Real Stream (Default)

  • Default behavior: Enabled by default (omitted or real_stream: true in config)
  • How it works: Directly streams chunks from the upstream ARGO API as they arrive
  • Status: Production-ready and stable since v2.7.7

Configuration

Via config file:

# Use default real streaming
# Simply omit the setting (defaults to true)

# Or explicitly enable real streaming
real_stream: true

Via CLI:

argo-proxy serve --legacy-argo --real-stream

Pseudo Stream

  • Enable via: Set real_stream: false in config file or --pseudo-stream CLI flag
  • How it works: Receives the complete response from upstream, then simulates streaming by sending chunks to the client
  • Status: Available for compatibility and specific use cases

When to Use

  • When you find glitches or issues with real streaming in legacy mode

Configuration

Via config file:

real_stream: false

Via CLI:

argo-proxy serve --legacy-argo --pseudo-stream

Choosing the Right Mode

For most users, universal mode with default streaming is the best choice. The legacy streaming options exist only for backward compatibility.

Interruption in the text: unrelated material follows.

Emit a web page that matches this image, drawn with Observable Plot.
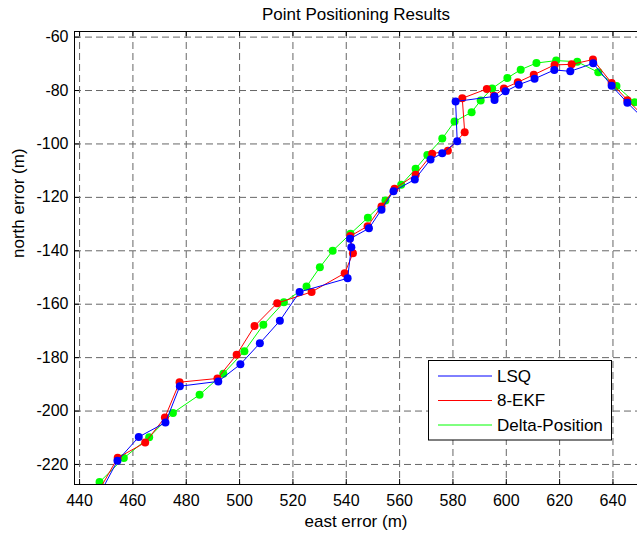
<!DOCTYPE html>
<html><head><meta charset="utf-8">
<script src="https://cdn.jsdelivr.net/npm/d3@7"></script>
<script src="https://cdn.jsdelivr.net/npm/@observablehq/plot@0.6"></script>
<style>
body{margin:0;background:#fff;}
#chart{position:relative;width:637px;height:533px;overflow:hidden;}
</style>
</head><body><div id="chart"></div>
<script>
const xTicks = [440, 460, 480, 500, 520, 540, 560, 580, 600, 620, 640];
const yTicks = [-60, -80, -100, -120, -140, -160, -180, -200, -220];
const seriesNames = ["LSQ", "8-EKF", "Delta-Position"];
const seriesColors = ["#0000ff", "#ff0000", "#00ff00"];

const lsqEast  = [446.0, 454.2, 462.2, 472.2, 477.6, 492.0, 500.3, 507.6, 515.1, 522.5, 540.5, 541.9, 541.4, 548.5, 553.2, 557.7, 565.7, 571.6, 576.0, 581.6, 581.0, 595.6, 595.6, 599.7, 604.7, 610.6, 618.0, 624.0, 632.6, 639.5, 645.4, 656.0];
const lsqNorth = [-234.0, -218.6, -209.7, -204.3, -190.7, -188.9, -182.5, -174.6, -166.2, -155.4, -150.3, -138.7, -135.5, -131.6, -124.6, -117.7, -113.3, -105.8, -103.5, -99.0, -84.1, -82.2, -83.5, -80.3, -77.8, -75.6, -72.3, -72.8, -69.8, -78.2, -84.6, -95.0];

const ekfEast  = [446.0, 454.3, 464.6, 472.0, 477.5, 491.7, 498.9, 505.6, 514.1, 527.0, 539.4, 542.5, 541.5, 548.0, 553.2, 558.1, 566.0, 572.2, 578.1, 584.4, 583.5, 592.7, 595.4, 599.1, 604.3, 610.3, 618.1, 624.5, 632.5, 639.5, 645.4, 655.0];
const ekfNorth = [-232.0, -217.5, -211.8, -202.4, -189.2, -187.8, -178.9, -168.2, -159.6, -155.4, -148.4, -140.9, -134.5, -130.8, -123.4, -116.8, -111.5, -103.7, -102.5, -95.6, -82.9, -79.4, -82.0, -79.2, -76.9, -74.1, -70.4, -70.2, -68.4, -77.2, -83.6, -93.0];

const dpEast  = [441.4, 447.5, 456.6, 466.1, 475.0, 485.0, 493.9, 501.8, 508.9, 516.6, 525.1, 530.1, 534.9, 541.6, 548.1, 554.7, 560.6, 566.0, 570.4, 576.0, 580.6, 587.0, 590.4, 594.7, 600.4, 605.4, 611.3, 618.7, 626.6, 634.5, 641.3, 648.2, 656.0];
const dpNorth = [-232.6, -226.6, -217.6, -209.8, -200.7, -193.9, -186.0, -177.6, -167.7, -159.3, -153.4, -146.2, -140.0, -133.6, -127.6, -121.2, -115.3, -109.3, -104.1, -98.0, -91.6, -88.1, -83.7, -79.2, -75.3, -72.2, -69.7, -68.8, -69.2, -73.2, -78.3, -84.4, -91.0];

const xDomain = [438.1, 649.2];
const yDomain = [-227.5, -57.9];

const W = 637, H = 533, mL = 74, mR = 0, mT = 31, mB = 49;
const fw = W - mL - mR, fh = H - mT - mB;
const FONT = "'Liberation Sans', Arial, Helvetica, sans-serif";

function rows(name, east, north) {
  return east.map((e, i) => ({series: name, east: e, north: north[i]}));
}
const all = [
  rows(seriesNames[2], dpEast, dpNorth),
  rows(seriesNames[1], ekfEast, ekfNorth),
  rows(seriesNames[0], lsqEast, lsqNorth)
];

const dataMarks = [];
for (const r of all) {
  dataMarks.push(Plot.line(r, {x: "east", y: "north", stroke: "series", strokeWidth: 1, clip: true}));
  dataMarks.push(Plot.dot(r, {x: "east", y: "north", fill: "series", r: 4, clip: true}));
}

const gridStyle = {stroke: "#666", strokeOpacity: 1, strokeWidth: 1, strokeDasharray: "7,4"};

const svg = Plot.plot({
  width: W, height: H,
  marginLeft: mL, marginRight: mR, marginTop: mT, marginBottom: mB,
  style: {fontFamily: FONT, fontSize: "16px", background: "#fff", color: "#000"},
  x: {domain: xDomain},
  y: {domain: yDomain},
  color: {domain: seriesNames, range: seriesColors},
  marks: [
    Plot.gridX(xTicks, gridStyle),
    Plot.gridY(yTicks, gridStyle),
    Plot.ruleX(xTicks, {insetTop: fh - 5, stroke: "#000"}),
    Plot.ruleX(xTicks, {insetBottom: fh - 5, stroke: "#000"}),
    Plot.ruleY(yTicks, {insetRight: fw - 5, stroke: "#000"}),
    ...dataMarks,
    Plot.ruleX([xDomain[0]], {stroke: "#000"}),
    Plot.ruleY(yDomain, {stroke: "#000"}),
    Plot.axisX(xTicks, {tickSize: 0, tickPadding: 10, label: null, fontSize: 16, tickFormat: d => String(d)}),
    Plot.axisY(yTicks, {tickSize: 0, tickPadding: 6, label: null, fontSize: 16, tickFormat: d => String(d)}),
    Plot.text(["Point Positioning Results"], {frameAnchor: "top", dy: -17, lineAnchor: "middle", fontSize: 17}),
    Plot.text(["east error (m)"], {frameAnchor: "bottom", dy: 37, lineAnchor: "middle", fontSize: 17}),
    Plot.text(["north error (m)"], {frameAnchor: "left", dx: -56, rotate: -90, lineAnchor: "middle", fontSize: 17})
  ]
});

// legend
const g = d3.select(svg).append("g").attr("font-family", FONT).attr("font-size", 17).attr("text-anchor", "start");
g.append("rect").attr("x", 428.5).attr("y", 360.5).attr("width", 183).attr("height", 79.5)
  .attr("fill", "#fff").attr("stroke", "#000").attr("stroke-width", 1);
seriesNames.forEach((name, i) => {
  const yy = 376 + i * 24.5;
  g.append("line").attr("x1", 438).attr("x2", 492).attr("y1", yy).attr("y2", yy)
    .attr("stroke", seriesColors[i]).attr("stroke-width", 1);
  g.append("text").attr("x", 497).attr("y", yy).attr("dy", "0.35em").attr("text-anchor", "start").attr("fill", "#000").text(name);
});

document.getElementById("chart").appendChild(svg);
</script>
</body></html>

Mode Streaming Tool Calls Recommendation
Universal (v3) Real streaming via native endpoints Full support Recommended
Legacy + Real Stream Real streaming via ARGO gateway Limited Only if needed
Legacy + Pseudo Stream Simulated streaming Limited Only for compatibility

Troubleshooting

Common Issues

  • Streaming stops unexpectedly in legacy mode: Switch to pseudo stream mode for more reliable results, or switch to universal mode.
  • High latency in pseudo mode: Normal behavior if your task is relatively hard for the model, or you require longer responses.
  • Connection timeouts: Consider increasing connection_test_timeout in your config or switching to universal mode.